Gerard Baker (Financial Times, 16 octubre 2003) sostiene que Juan Pablo II merece ser recordado con el título de Magno, como sus predecesores León I (440-461) y Gregorio I (590-604), los dos únicos Papas llamados así.
Ahora bien, señala Baker, el juicio de la historia suele hacerse esperar algún tiempo, y lo más común es que las grandes figuras solo sean reconocidas después de su muerte. La razón es que «el liderazgo genuinamente magno exige ir contra la corriente dominante, cuestionar las ideas convencionales, contestar los postulados de los que modelan el debate público».
«En gran parte de Occidente, el Papa sigue siendo, aun en el declive de su vida, una de las figuras más odiadas por las autonombradas elites liberales. Para muchos de sus críticos europeos, que ven el mundo a través las gafas de su nirvana post-religioso, a veces el problema parece ser que el Papa es… en fin, demasiado religioso». Baker menciona algunos de los principales cargos contra el Papa: no ceder en la doctrina de la Iglesia sobre aborto, contracepción, divorcio, homosexualidad.
Pero «mantenerse firme y defender la verdad contra la corriente dominante nunca ha sido gran problema para este Papa. De joven resistió a los nazis, siendo obispo de mediana edad plantó cara a los comunistas. Los intelectuales liberales de principios del siglo XXI no van a quitarle el sueño».
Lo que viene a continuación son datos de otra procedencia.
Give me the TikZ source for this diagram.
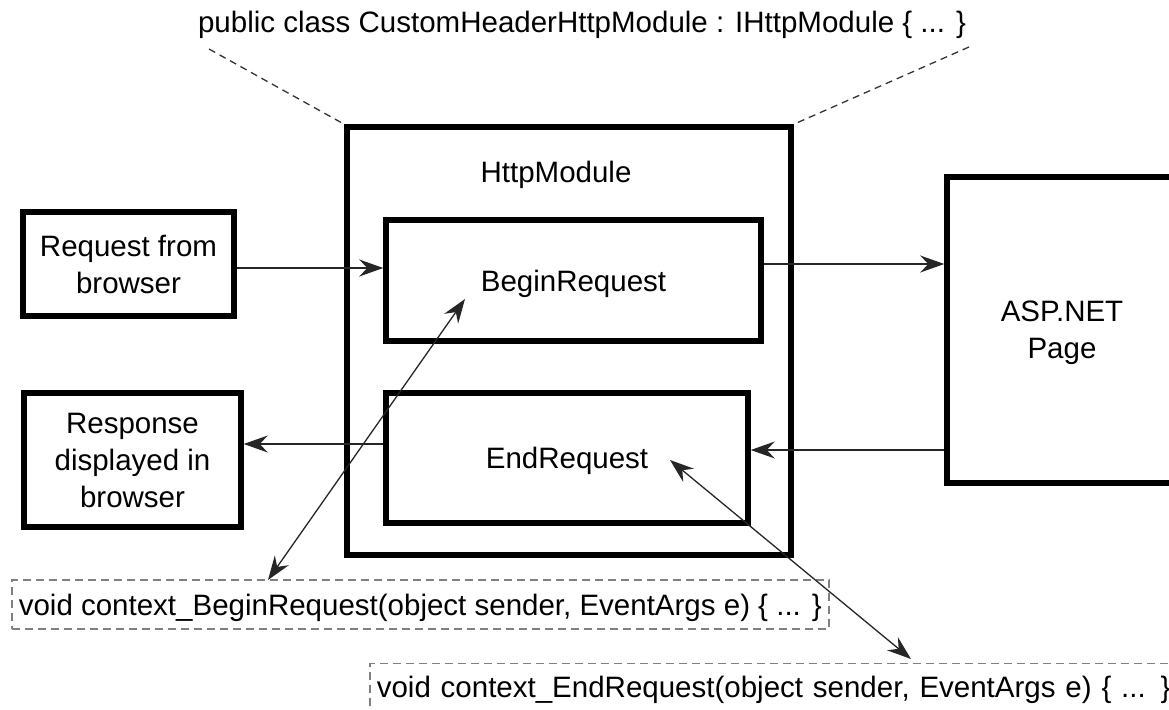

«A la vista de este extraordinario cuarto de siglo, sostengo que este combativo y compasivo sacerdote no tiene rival como candidato al título de líder más importante de nuestra época». Y no simplemente, precisa Baker, por su influencia en la transformación de Europa del este, o por su condena del capitalismo salvaje, o su extraordinario esfuerzo ecuménico; méritos que le acreditan -cualquiera de ellos- como líder religioso excepcional. «La verdadera razón por la que las generaciones futuras aclamarán a este Papa como un hombre para toda la humanidad, los creyentes y los no creyentes, está en las posturas que ha adoptado, esas mismas que le han atraído tantas burlas en Europa y Estados Unidos. A lo largo de toda una vida de lucha personal y a lo largo de un pontificado que ha durado una generación, Juan Pablo II ha dado testimonio inquebrantable de la proposición fundamental que sitúa el respeto a la dignidad de la vida en el centro del progreso humano. Que toda vida es sagrada, y no se puede desecharla, ya sea en las piras del campo de concentración, o en el anonimato del Estado totalitario, o con la cómoda facilidad de la probeta y de la jeringa de la eutanasia».
«Su coherente rechazo de la cultura de la muerte ha sido la verdadera teología de la liberación de los tiempos modernos. Su insistencia en la adhesión a la doctrina no es un obstinado y anacrónico celo por su autoridad o la de la Iglesia, sino una enérgica reafirmación del mensaje evangélico».